Focusing on the client’s best interest also means walking away if they want you to do something unethical. But, if you’re doing your job right, the issue should never come up.

“I’ve yet to have a client I properly advised tell me to do something in a way that I would call unethical,” says Petno. “If I explain to them the pros and the cons of the ethical way versus the unethical way, the client will always select the right decision, especially if they trust me as an adviser.”

Developing and maintaining standards

Factors such as background, life experience, religious convictions and values we are taught as a child go into developing our sense of what is ethically sound. However, that sense is tempered by our external environment, says Plinio. “When people are making decisions, influencing factors tend to relate to when the decision is being made. Like, what do my peers think? What do others think about what I’m doing? Sort of a dumbing down of the values and ethics,” says Plinio.

When ethical decisions are outwardly directed, we’re more likely to be influenced by factors out of our control, such as the economy. “Too often what we see happening is ... decision making is much more based on the influences in peoples’ environment,” says Plinio.

One step toward keeping your moral compass pointed in the right direction — no matter what the economic storm — is to have a culture of ethical leadership at your business. According to Plinio, a former HR director himself, research shows that about 10% of companies have some degree of focus on ethical leadership at work. As part of the National Association of Health Underwriters, Petno recently taught a continuing education class on ethics. Deane Elek, director of the Benefit Advisors Network, says NAHU’s code of ethics is a common guidepost for the industry, as well as those of individual states’ departments of insurance.
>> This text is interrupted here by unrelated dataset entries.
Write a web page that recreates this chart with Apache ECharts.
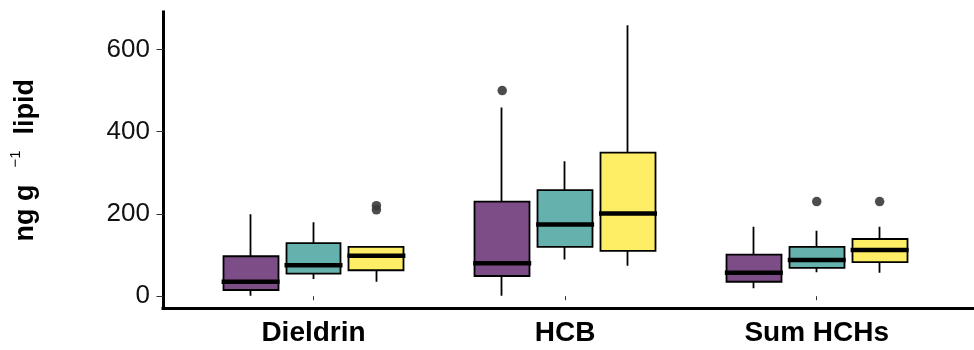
<!DOCTYPE html>
<html><head><meta charset="utf-8">
<script src="https://cdn.jsdelivr.net/npm/echarts@6/dist/echarts.min.js"></script>
<style>html,body{margin:0;padding:0;background:#fff}#c{width:974px;height:350px}</style>
</head><body><div id="c"></div>
<script>
// ---- data ----
const categories = ['Dieldrin', 'HCB', 'Sum HCHs'];
const groupColors = ['#7C4D87', '#64B1AE', '#FEEE66'];
// per group: [min, Q1, median, Q3, max] for each category
const purpleBoxes = [[1, 15, 35, 97, 199], [1, 49, 80, 230, 459], [19, 35, 57, 101, 169]];
const tealBoxes   = [[42, 55, 75, 129, 180], [89, 120, 174, 258, 328], [58, 69, 88, 120, 159]];
const yellowBoxes = [[35, 63, 98, 120, 120], [74, 110, 201, 349, 659], [57, 83, 112, 139, 169]];
// outliers: [categoryIndex, groupIndex, value]
const outliers = [[0, 2, 220], [0, 2, 210], [1, 0, 500], [2, 1, 230], [2, 2, 230]];
const yTicks = [0, 200, 400, 600];

// ---- build slot layout (3 dodged boxes per category) ----
const groups = [purpleBoxes, tealBoxes, yellowBoxes];
const slotCount = categories.length * 4 + 1;
const slotOf = (c, g) => c * 4 + 1 + g;
const slotLabels = Array.from({length: slotCount}, () => '');
categories.forEach((c, i) => { slotLabels[slotOf(i, 1)] = c; });

const candleData = Array.from({length: slotCount}, () => '-');
const medianData = [];
groups.forEach((boxes, g) => {
  boxes.forEach((b, c) => {
    candleData[slotOf(c, g)] = {
      value: [b[1], b[3], b[0], b[4]],
      itemStyle: {color: groupColors[g], color0: groupColors[g], borderColor: '#000', borderColor0: '#000'}
    };
    medianData.push([slotOf(c, g), b[2]]);
  });
});
const outlierData = outliers.map(o => [slotOf(o[0], o[1]), o[2]]);

const yMin = -30, yMax = 691;
const chart = echarts.init(document.getElementById('c'), null, {renderer: 'canvas'});
chart.setOption({
  animation: false,
  backgroundColor: '#fff',
  grid: [
    {left: 156.25, right: -7.75, top: 12, bottom: 41.5},
    {left: 162.5, right: -10, top: 12, bottom: 41.5}
  ],
  xAxis: [
    {
      gridIndex: 0, type: 'category', data: slotLabels, boundaryGap: true,
      axisLine: {show: false},
      axisTick: {show: true, alignWithLabel: true, length: 4,
        interval: (i) => slotLabels[i] !== '', lineStyle: {color: '#333', width: 1}},
      axisLabel: {interval: 0, fontFamily: 'Liberation Sans', fontSize: 28, fontWeight: 'bold', color: '#000', margin: 11},
      splitLine: {show: false}
    },
    {
      gridIndex: 1, type: 'value', min: 0, max: 1,
      axisLine: {show: true, onZero: false, lineStyle: {color: '#000', width: 3, cap: 'square'}},
      axisTick: {show: false}, axisLabel: {show: false}, splitLine: {show: false}
    }
  ],
  yAxis: [
    {gridIndex: 0, type: 'value', min: yMin, max: yMax, show: false},
    {
      gridIndex: 1, type: 'value', min: yMin, max: yMax,
      axisLine: {show: true, onZero: false, lineStyle: {color: '#000', width: 3, cap: 'square'}},
      axisTick: {show: true, length: 6.5, customValues: yTicks, lineStyle: {color: '#333', width: 1}},
      axisLabel: {customValues: yTicks, fontFamily: 'Liberation Sans', fontSize: 26, color: '#111', margin: 13},
      splitLine: {show: false},
      name: '{a|ng g}{sup|−1}{a|lipid}',
      nameLocation: 'middle', nameRotate: 90, nameGap: 119,
      nameTextStyle: {
        rich: {
          a: {fontFamily: 'Liberation Sans', fontSize: 27, fontWeight: 'bold', color: '#000', lineHeight: 36},
          sup: {fontFamily: 'Liberation Sans', fontSize: 15, color: '#000', lineHeight: 15, verticalAlign: 'top',
                padding: [0, 16, 0, 17]}
        }
      }
    }
  ],
  series: [
    {
      type: 'candlestick', xAxisIndex: 0, yAxisIndex: 0, data: candleData,
      barWidth: '88%', silent: true,
      itemStyle: {borderWidth: 1.8}
    },
    {
      type: 'scatter', xAxisIndex: 0, yAxisIndex: 0, data: medianData,
      symbol: 'rect', symbolSize: [58, 4.5], silent: true, z: 5,
      itemStyle: {color: '#000', opacity: 1}
    },
    {
      type: 'scatter', xAxisIndex: 0, yAxisIndex: 0, data: outlierData,
      symbol: 'circle', symbolSize: 9.5, silent: true, z: 6,
      itemStyle: {color: '#3a3a3a', opacity: 0.9}
    }
  ]
});
</script>
</body></html>
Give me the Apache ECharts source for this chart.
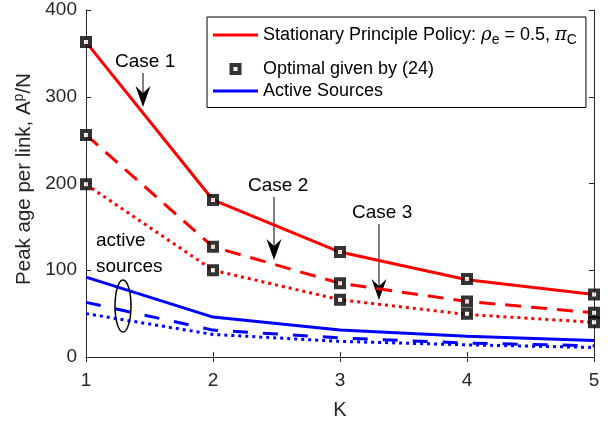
<!DOCTYPE html>
<html><head><meta charset="utf-8">
<script src="https://cdn.jsdelivr.net/npm/echarts@6/dist/echarts.min.js"></script>
<style>html,body{margin:0;padding:0;background:#fff}#c{width:608px;height:425px}</style>
</head><body><div id="c"></div>
<script>
const K = [1, 2, 3, 4, 5];
const case1 = [363, 181, 121, 89, 72];
const case2 = [256, 127, 85, 64, 51];
const case3 = [199, 100, 66, 49, 40];
const active1 = [92, 46, 31, 24, 19];
const active2 = [63, 31, 22, 16, 13];
const active3 = [50, 26, 18, 14, 11];
const optimal1 = [363, 181, 121, 90, 72];
const optimal2 = [256, 127, 85, 64, 51];
const optimal3 = [199, 100, 66, 50, 40];
const yTicks = [0, 100, 200, 300, 400];

const FONT = 'Liberation Sans';
const TXT = '#262626';
const RED = '#ff0000', BLUE = '#0000ff';
const pts = a => a.map((v, i) => [K[i], v]);
const optPts = [].concat(pts(optimal1), pts(optimal2), pts(optimal3));
const LEG1 = 'Stationary Principle Policy: {i|ρ}{sub|e} = 0.5, {i|π}{sub|C}';
const LINE_ICON = 'path://M0,0H45V3H0Z';
const SQ_ICON = 'path://M0,0H12V12H0Z M4,4V8H8V4Z';

const chart = echarts.init(document.getElementById('c'));
function line(name, data, color, type) {
  return { name, type: 'line', data: pts(data), symbol: 'none', z: 2,
    lineStyle: { color, width: 3, type }, itemStyle: { color } };
}
function label(text, x, y, size) {
  return { type: 'text', z: 20, style: { text, x, y, fontSize: size || 19, fill: '#000', fontFamily: FONT,
    align: 'left', verticalAlign: 'middle', lineHeight: 26 } };
}
function arrow(x, y1, y2) {
  return [
    { type: 'line', shape: { x1: x, y1, x2: x, y2: y2 - 4 }, style: { stroke: '#000', lineWidth: 1 } },
    { type: 'polygon', shape: { points: [[x - 7.5, y2 - 21], [x, y2], [x + 7.5, y2 - 21], [x, y2 - 14]] }, style: { fill: '#000' } }
  ];
}
const legText = { fontSize: 18, color: '#000', fontFamily: FONT };
chart.setOption({
  animation: false,
  textStyle: { fontFamily: FONT },
  grid: { left: 86, right: 14, top: 10, bottom: 66 },
  xAxis: [{
    type: 'value', min: 1, max: 5, interval: 1,
    name: 'K', nameLocation: 'middle', nameGap: 43,
    nameTextStyle: { fontSize: 20, color: TXT, fontFamily: FONT },
    axisLine: { lineStyle: { color: TXT, width: 1 } },
    axisTick: { inside: true, length: 5, lineStyle: { color: TXT } },
    axisLabel: { fontSize: 19, color: TXT, margin: 14, fontFamily: FONT },
    splitLine: { show: false }
  }, {
    type: 'value', min: 1, max: 5, interval: 1, position: 'top',
    axisLine: { show: true, lineStyle: { color: TXT, width: 1 } },
    axisTick: { inside: true, length: 5, lineStyle: { color: TXT } },
    axisLabel: { show: false }, splitLine: { show: false }
  }],
  yAxis: [{
    type: 'value', min: yTicks[0], max: yTicks[yTicks.length - 1], interval: 100,
    name: 'Peak age per link, A{sup|p}/N', nameLocation: 'middle', nameGap: 50,
    nameTextStyle: { fontSize: 20.5, color: TXT, fontFamily: FONT, padding: [0, 0, 0, 9],
      rich: { sup: { fontSize: 14, color: TXT, fontFamily: FONT, padding: [0, 0, 10, 0] } } },
    axisLine: { show: true, lineStyle: { color: TXT, width: 1 } },
    axisTick: { inside: true, length: 5, lineStyle: { color: TXT } },
    axisLabel: { fontSize: 19, color: TXT, margin: 9, fontFamily: FONT },
    splitLine: { show: false }
  }, {
    type: 'value', min: 0, max: 400, interval: 100, position: 'right',
    axisLine: { show: true, lineStyle: { color: TXT, width: 1 } },
    axisTick: { inside: true, length: 5, lineStyle: { color: TXT } },
    axisLabel: { show: false }, splitLine: { show: false }
  }],
  legend: [{
    orient: 'vertical', left: 207, top: 17, z: 10,
    backgroundColor: '#fff', borderColor: '#000', borderWidth: 1,
    padding: [9, 9, 60, 6], itemWidth: 45, itemHeight: 12,
    data: [{ name: LEG1, icon: LINE_ICON, itemStyle: { color: RED, borderWidth: 0 } }],
    textStyle: Object.assign({}, legText, {
      rich: {
        i: { fontSize: 18, fontStyle: 'italic', fontFamily: 'DejaVu Serif', color: '#000' },
        sub: { fontSize: 14, color: '#000', fontFamily: FONT, padding: [11, 0, 0, 0] }
      } })
  }, {
    orient: 'vertical', left: 213, top: 59, z: 11,
    padding: 0, itemGap: 2, itemWidth: 45, itemHeight: 12,
    data: [
      { name: 'Optimal given by (24)', icon: SQ_ICON, itemStyle: { color: '#000', borderWidth: 0 } },
      { name: 'Active Sources', icon: LINE_ICON, itemStyle: { color: BLUE, borderWidth: 0 } }
    ],
    textStyle: Object.assign({}, legText, { lineHeight: 20 })
  }],
  series: [
    line(LEG1, case1, RED, 'solid'),
    line('case2', case2, RED, [16, 10]),
    line('case3', case3, RED, [3, 4]),
    line('Active Sources', active1, BLUE, 'solid'),
    line('active2', active2, BLUE, [15, 15]),
    line('active3', active3, BLUE, [3, 4]),
    { name: 'Optimal given by (24)', type: 'scatter', data: optPts, symbol: 'rect',
      symbolSize: 8, z: 5,
      itemStyle: { color: '#fff', borderColor: '#000', borderWidth: 4 } }
  ],
  graphic: [
    label('Case 1', 115, 62),
    ...arrow(143, 73, 107),
    label('Case 2', 248, 186),
    ...arrow(274, 197, 260),
    label('Case 3', 352, 213),
    ...arrow(379, 224, 300),
    label('active\nsources', 96, 254),
    { type: 'ellipse', shape: { cx: 123, cy: 306, rx: 8, ry: 26 }, style: { fill: 'none', stroke: '#000', lineWidth: 1.5 }, z: 10 }
  ]
});
</script></body></html>
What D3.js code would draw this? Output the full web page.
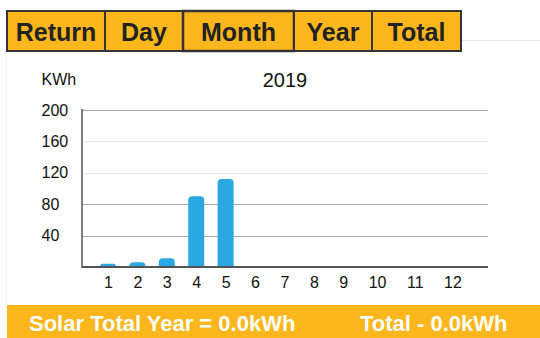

Whether trigged by a shopping trip in college or any other minor event, the development of ethical standards is a lifelong process. “Morals and ethics are not just black and white,” says Plinio. “It’s not just, hey, I’m going to do the right thing. Well, sometimes doing the right thing is very complex. We’re not talking about compliance with the law. We’re talking about things that are in the gray area which requires some creative thinking ... so that you’re doing the best job that you can when you’re making complex decisions.”